Work to be completed :: Please transcribe the data that follows without the pictures, keeping every word the same.

Stored data ::
● ● ●

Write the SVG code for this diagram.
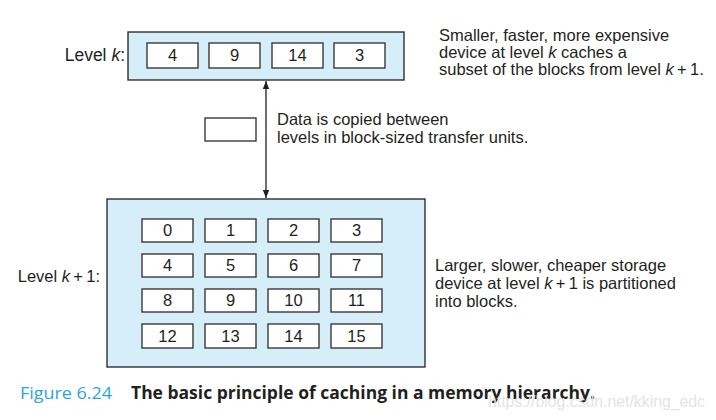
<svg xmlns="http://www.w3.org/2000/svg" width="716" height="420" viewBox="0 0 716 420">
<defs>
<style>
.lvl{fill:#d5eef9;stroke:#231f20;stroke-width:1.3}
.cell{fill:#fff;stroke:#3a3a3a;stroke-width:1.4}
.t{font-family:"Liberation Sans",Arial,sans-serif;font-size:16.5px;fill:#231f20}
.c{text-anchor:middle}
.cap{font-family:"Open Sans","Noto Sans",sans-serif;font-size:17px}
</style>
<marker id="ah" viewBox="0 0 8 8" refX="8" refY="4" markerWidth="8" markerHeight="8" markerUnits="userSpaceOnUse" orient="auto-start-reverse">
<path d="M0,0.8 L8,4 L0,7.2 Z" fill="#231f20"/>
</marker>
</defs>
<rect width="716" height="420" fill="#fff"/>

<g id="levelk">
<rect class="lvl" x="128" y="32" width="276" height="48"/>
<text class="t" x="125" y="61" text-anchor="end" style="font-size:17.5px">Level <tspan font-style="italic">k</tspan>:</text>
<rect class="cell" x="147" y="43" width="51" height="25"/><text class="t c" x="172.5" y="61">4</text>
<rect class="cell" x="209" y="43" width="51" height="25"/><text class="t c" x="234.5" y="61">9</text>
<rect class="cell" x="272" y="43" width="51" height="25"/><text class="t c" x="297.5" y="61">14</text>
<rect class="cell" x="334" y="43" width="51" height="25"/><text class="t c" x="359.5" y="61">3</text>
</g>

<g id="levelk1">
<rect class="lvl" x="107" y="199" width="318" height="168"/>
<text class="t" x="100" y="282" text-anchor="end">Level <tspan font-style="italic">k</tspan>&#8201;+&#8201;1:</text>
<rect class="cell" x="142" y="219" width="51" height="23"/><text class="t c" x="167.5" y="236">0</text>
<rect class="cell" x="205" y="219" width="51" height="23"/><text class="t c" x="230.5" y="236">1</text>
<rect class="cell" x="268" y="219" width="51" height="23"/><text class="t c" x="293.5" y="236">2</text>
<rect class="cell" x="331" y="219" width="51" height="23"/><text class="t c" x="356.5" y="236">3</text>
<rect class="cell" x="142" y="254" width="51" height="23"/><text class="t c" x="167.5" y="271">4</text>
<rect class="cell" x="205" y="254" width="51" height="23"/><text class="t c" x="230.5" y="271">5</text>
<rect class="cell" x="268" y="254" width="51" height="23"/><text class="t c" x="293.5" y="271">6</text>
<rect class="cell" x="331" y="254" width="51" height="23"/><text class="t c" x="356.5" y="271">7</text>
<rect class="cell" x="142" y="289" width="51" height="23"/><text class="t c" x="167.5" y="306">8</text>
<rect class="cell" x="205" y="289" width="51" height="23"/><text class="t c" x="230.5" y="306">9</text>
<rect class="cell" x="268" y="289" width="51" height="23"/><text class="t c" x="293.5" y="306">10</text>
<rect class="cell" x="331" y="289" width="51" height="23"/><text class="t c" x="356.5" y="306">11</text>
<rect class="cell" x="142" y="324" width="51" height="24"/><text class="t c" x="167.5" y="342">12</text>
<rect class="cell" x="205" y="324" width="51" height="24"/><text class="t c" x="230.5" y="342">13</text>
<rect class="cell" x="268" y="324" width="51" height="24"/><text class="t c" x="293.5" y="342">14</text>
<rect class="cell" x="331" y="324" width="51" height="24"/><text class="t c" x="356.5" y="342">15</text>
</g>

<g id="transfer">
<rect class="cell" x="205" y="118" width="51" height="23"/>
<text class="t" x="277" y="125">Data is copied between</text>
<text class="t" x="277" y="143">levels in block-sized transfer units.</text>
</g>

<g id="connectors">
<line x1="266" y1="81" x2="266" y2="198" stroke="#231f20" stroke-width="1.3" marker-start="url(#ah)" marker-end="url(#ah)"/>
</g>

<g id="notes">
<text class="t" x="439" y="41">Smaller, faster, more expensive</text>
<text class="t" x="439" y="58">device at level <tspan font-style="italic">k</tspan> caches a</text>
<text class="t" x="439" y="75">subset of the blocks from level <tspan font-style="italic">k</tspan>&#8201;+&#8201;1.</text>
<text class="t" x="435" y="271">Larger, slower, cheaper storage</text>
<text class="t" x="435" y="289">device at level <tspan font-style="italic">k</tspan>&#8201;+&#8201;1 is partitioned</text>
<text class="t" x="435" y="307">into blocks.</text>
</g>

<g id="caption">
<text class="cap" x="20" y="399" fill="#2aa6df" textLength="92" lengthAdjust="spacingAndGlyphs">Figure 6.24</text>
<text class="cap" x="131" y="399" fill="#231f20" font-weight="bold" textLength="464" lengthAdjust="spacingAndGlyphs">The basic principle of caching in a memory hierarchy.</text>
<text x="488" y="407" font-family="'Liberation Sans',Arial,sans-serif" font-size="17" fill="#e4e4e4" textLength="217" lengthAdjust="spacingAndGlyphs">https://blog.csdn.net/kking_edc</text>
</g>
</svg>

● ● ●

Output ::
Write the SVG code for this diagram.
<svg xmlns="http://www.w3.org/2000/svg" width="716" height="420" viewBox="0 0 716 420">
<defs>
<style>
.lvl{fill:#d5eef9;stroke:#231f20;stroke-width:1.3}
.cell{fill:#fff;stroke:#3a3a3a;stroke-width:1.4}
.t{font-family:"Liberation Sans",Arial,sans-serif;font-size:16.5px;fill:#231f20}
.c{text-anchor:middle}
.cap{font-family:"Open Sans","Noto Sans",sans-serif;font-size:17px}
</style>
<marker id="ah" viewBox="0 0 8 8" refX="8" refY="4" markerWidth="8" markerHeight="8" markerUnits="userSpaceOnUse" orient="auto-start-reverse">
<path d="M0,0.8 L8,4 L0,7.2 Z" fill="#231f20"/>
</marker>
</defs>
<rect width="716" height="420" fill="#fff"/>

<g id="levelk">
<rect class="lvl" x="128" y="32" width="276" height="48"/>
<text class="t" x="125" y="61" text-anchor="end" style="font-size:17.5px">Level <tspan font-style="italic">k</tspan>:</text>
<rect class="cell" x="147" y="43" width="51" height="25"/><text class="t c" x="172.5" y="61">4</text>
<rect class="cell" x="209" y="43" width="51" height="25"/><text class="t c" x="234.5" y="61">9</text>
<rect class="cell" x="272" y="43" width="51" height="25"/><text class="t c" x="297.5" y="61">14</text>
<rect class="cell" x="334" y="43" width="51" height="25"/><text class="t c" x="359.5" y="61">3</text>
</g>

<g id="levelk1">
<rect class="lvl" x="107" y="199" width="318" height="168"/>
<text class="t" x="100" y="282" text-anchor="end">Level <tspan font-style="italic">k</tspan>&#8201;+&#8201;1:</text>
<rect class="cell" x="142" y="219" width="51" height="23"/><text class="t c" x="167.5" y="236">0</text>
<rect class="cell" x="205" y="219" width="51" height="23"/><text class="t c" x="230.5" y="236">1</text>
<rect class="cell" x="268" y="219" width="51" height="23"/><text class="t c" x="293.5" y="236">2</text>
<rect class="cell" x="331" y="219" width="51" height="23"/><text class="t c" x="356.5" y="236">3</text>
<rect class="cell" x="142" y="254" width="51" height="23"/><text class="t c" x="167.5" y="271">4</text>
<rect class="cell" x="205" y="254" width="51" height="23"/><text class="t c" x="230.5" y="271">5</text>
<rect class="cell" x="268" y="254" width="51" height="23"/><text class="t c" x="293.5" y="271">6</text>
<rect class="cell" x="331" y="254" width="51" height="23"/><text class="t c" x="356.5" y="271">7</text>
<rect class="cell" x="142" y="289" width="51" height="23"/><text class="t c" x="167.5" y="306">8</text>
<rect class="cell" x="205" y="289" width="51" height="23"/><text class="t c" x="230.5" y="306">9</text>
<rect class="cell" x="268" y="289" width="51" height="23"/><text class="t c" x="293.5" y="306">10</text>
<rect class="cell" x="331" y="289" width="51" height="23"/><text class="t c" x="356.5" y="306">11</text>
<rect class="cell" x="142" y="324" width="51" height="24"/><text class="t c" x="167.5" y="342">12</text>
<rect class="cell" x="205" y="324" width="51" height="24"/><text class="t c" x="230.5" y="342">13</text>
<rect class="cell" x="268" y="324" width="51" height="24"/><text class="t c" x="293.5" y="342">14</text>
<rect class="cell" x="331" y="324" width="51" height="24"/><text class="t c" x="356.5" y="342">15</text>
</g>

<g id="transfer">
<rect class="cell" x="205" y="118" width="51" height="23"/>
<text class="t" x="277" y="125">Data is copied between</text>
<text class="t" x="277" y="143">levels in block-sized transfer units.</text>
</g>

<g id="connectors">
<line x1="266" y1="81" x2="266" y2="198" stroke="#231f20" stroke-width="1.3" marker-start="url(#ah)" marker-end="url(#ah)"/>
</g>

<g id="notes">
<text class="t" x="439" y="41">Smaller, faster, more expensive</text>
<text class="t" x="439" y="58">device at level <tspan font-style="italic">k</tspan> caches a</text>
<text class="t" x="439" y="75">subset of the blocks from level <tspan font-style="italic">k</tspan>&#8201;+&#8201;1.</text>
<text class="t" x="435" y="271">Larger, slower, cheaper storage</text>
<text class="t" x="435" y="289">device at level <tspan font-style="italic">k</tspan>&#8201;+&#8201;1 is partitioned</text>
<text class="t" x="435" y="307">into blocks.</text>
</g>

<g id="caption">
<text class="cap" x="20" y="399" fill="#2aa6df" textLength="92" lengthAdjust="spacingAndGlyphs">Figure 6.24</text>
<text class="cap" x="131" y="399" fill="#231f20" font-weight="bold" textLength="464" lengthAdjust="spacingAndGlyphs">The basic principle of caching in a memory hierarchy.</text>
<text x="488" y="407" font-family="'Liberation Sans',Arial,sans-serif" font-size="17" fill="#e4e4e4" textLength="217" lengthAdjust="spacingAndGlyphs">https://blog.csdn.net/kking_edc</text>
</g>
</svg>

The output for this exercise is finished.